Dia mengatakan sejumlah perusahaan BUMN kini melaksanakan revisi regulasi dan tata kelola yang sesuai antara bisnis dan HAM. Ini dilakukan, lanjut Dhahana, lantaran banyaknya perusahaan BUMN yang mengaku mendapatkan reputasi baik semenjak memperhatikan isu-isu HAM di dalam internalnya.
"Jadi banyak regulasi ini tidak inheren, tidak sesuai dengan bisnis dan HAM. Ini pun juga menjadi sasaran kami untuk merevisi regulasi yang tidak sesuai dengan Bisnis dan HAM," kata Dhahana.
Dhahana mengatakan, penerapan PRISMA yang sejatinya sudah dilaksanakan mulai tahun 2020, masih belum diketahui oleh para pelaku usaha.
"Memang PRISMA itu dikenal pada 2021. Jadi pada saat 2021 itu tidak lebih dari 10 pelaku usaha yang assessment. Kemudian di 2022, naik sedikit, kurang lebih 20-an. Nah pada saat 2023, pasca ada peraturan presiden itu melonjak tinggi," terang Dhahana.
Kendati demikian, sejak tahun 2023 ini, PRISMA telah diasses pada sejumlah perusahaan yang ada di Indonesia. Dhahana mengatakan, perusahan-perusahaan tersebut yakni terdiri dari Badan Usaha Milik Negara (BUMN) ataupun perusahaan swasta.
"Terdapat 31 perusahaan yang kini telah mendapat status hijau setelah melalui self-assessment PRISMA. BCA dan BRI merupakan dua perusahaan yang telah meraih status hijau," lanjut Dhahana.
Di sisi lain, salah satu narasumber yakni Head of ESG Group PT. BCA, Linda Chandrawati mengatakan, PRISMA memberikan alat bantu bagi perusahaannya agar implementasi HAM itu benar-benar terlaksana dengan baik. Dia mencontohkan, pembentukan Satuan Tugas Korban Pelecehan Seksual di kantornya, dapat dicapai berkat acuan PRISMA yang dianut dalam implementasinya.
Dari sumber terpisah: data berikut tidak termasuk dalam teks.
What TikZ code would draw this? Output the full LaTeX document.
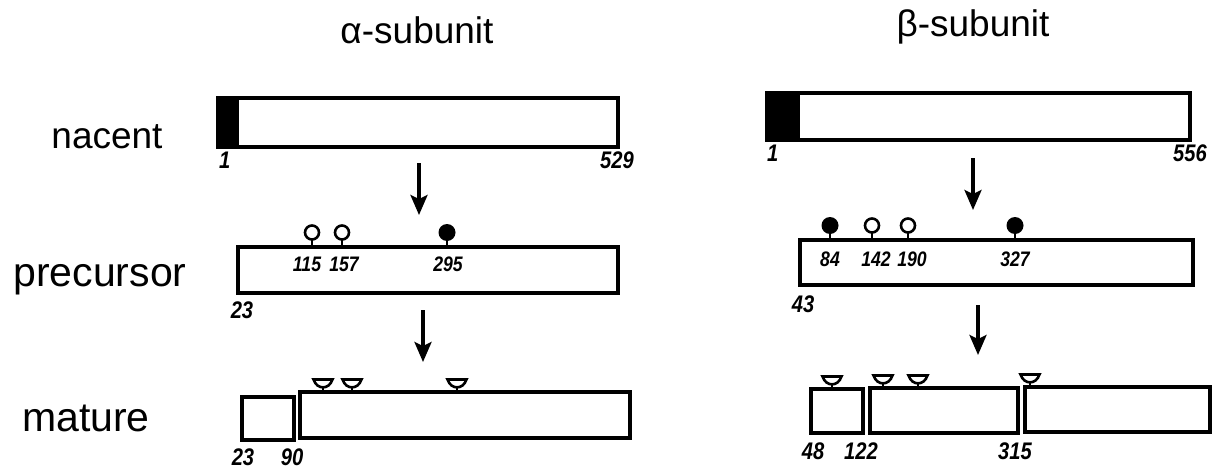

"Di dalam rencana kami pada 2024, yakni pembentukan Satuan Tugas Penanganan untuk Kasus-kasus pelecehan seksual yang ada di lingkungan kerja, itu juga salah satu bentuk tindak lanjut dari PRISMA. Dan kita juga melihat di peers kita, mereka punya respect untuk menerapkan policy ini juga. Kita lihat ini bagus sekali," tegas Linda.
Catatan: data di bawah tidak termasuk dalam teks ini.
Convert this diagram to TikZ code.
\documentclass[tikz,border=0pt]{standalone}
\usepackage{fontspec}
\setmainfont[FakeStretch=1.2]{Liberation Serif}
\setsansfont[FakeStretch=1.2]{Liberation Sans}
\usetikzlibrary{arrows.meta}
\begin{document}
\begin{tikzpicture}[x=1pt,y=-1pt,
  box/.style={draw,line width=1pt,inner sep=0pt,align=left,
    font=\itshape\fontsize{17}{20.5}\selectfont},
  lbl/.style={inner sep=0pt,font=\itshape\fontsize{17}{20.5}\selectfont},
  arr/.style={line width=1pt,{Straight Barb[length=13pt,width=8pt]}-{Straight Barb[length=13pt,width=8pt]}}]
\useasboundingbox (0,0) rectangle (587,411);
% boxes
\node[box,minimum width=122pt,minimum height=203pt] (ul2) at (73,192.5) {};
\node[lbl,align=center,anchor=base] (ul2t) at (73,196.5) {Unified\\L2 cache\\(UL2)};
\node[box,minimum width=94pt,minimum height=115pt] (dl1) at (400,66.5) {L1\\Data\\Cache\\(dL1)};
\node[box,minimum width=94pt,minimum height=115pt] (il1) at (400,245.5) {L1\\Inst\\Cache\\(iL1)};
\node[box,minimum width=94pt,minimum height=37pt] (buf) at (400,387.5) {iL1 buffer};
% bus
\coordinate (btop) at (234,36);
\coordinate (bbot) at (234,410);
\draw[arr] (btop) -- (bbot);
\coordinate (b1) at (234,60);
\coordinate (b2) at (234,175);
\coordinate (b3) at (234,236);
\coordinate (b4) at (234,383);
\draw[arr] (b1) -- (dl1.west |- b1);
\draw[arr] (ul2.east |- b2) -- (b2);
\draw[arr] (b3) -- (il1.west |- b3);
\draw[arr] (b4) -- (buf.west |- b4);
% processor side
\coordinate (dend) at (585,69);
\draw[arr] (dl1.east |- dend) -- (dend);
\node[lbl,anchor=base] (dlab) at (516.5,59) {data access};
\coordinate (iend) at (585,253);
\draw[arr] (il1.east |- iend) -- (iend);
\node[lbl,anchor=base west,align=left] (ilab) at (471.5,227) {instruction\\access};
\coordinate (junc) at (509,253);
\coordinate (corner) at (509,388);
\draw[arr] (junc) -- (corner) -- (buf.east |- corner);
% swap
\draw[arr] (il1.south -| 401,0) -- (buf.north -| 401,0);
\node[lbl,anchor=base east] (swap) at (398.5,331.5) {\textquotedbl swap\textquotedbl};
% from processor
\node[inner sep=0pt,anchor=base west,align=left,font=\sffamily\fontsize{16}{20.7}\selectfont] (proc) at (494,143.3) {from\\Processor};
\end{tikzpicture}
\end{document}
Lebih lanjut, Division Head of Environment, Social, Governance (ESG) PT. BRI (Persero) Tbk Yosephine Ajeng Sekar Putih mengungkapkan pihaknya merasa bersyukur dengan adanya PRISMA tersebut.
Ajeng mengatakan, PRISMA ini menjadi acuan validasi ketika perusahaannya menerapkan penegakan HAM di dalam perusahaannya. Ia melanjutkan, acuan PRISMA ini menjadi jawaban apabila investor mempertanyakan pelaksanaan bisnis dan HAM, yang ternyata sudah disetujui oleh pemerintah langsung.
"Dengan adanya kita bergabung dengan PRISMA ini, sedikit banyakanya kita bisa bercerita bahwa ini ada validasi dari pihak ketiga," lugas Ajeng.
Diketahui, PRISMA merupakan aplikasi Penilaian Risiko Bisnis dan HAM (PRISMA) berbasis website. Aplikasi PRISMA ini digunakan dengan tujuan memfasilitasi perusahaan di semua sektor bisnis untuk melakukan penilaian dirinya sendiri (self assesment) atas isu bisnis dan HAM.
Perusahaan dapat memetakan kondisi riil atas potensi risiko pelanggaran HAM yang disebabkan oleh kegiatan bisnis di dalam internal perusahaannya. Selain itu, melalui aplikasi PRISMA diharapkan perusahaan dapat membentuk mekanisme pencegahan dan penindakan atas tegakknya HAM di lingkungan bisnis.
"Tidak hanya untuk menganalisis risiko, namun aplikasi PRISMA juga sebagai sarana edukatif dan informatif untuk mempelajari bisnis dan HAM lebih jauh bagi perusahaan," jelas Menteri Hukum dan HAM, Yasonna Laoly, dalam keterangan resmi di laman Kemenkumham.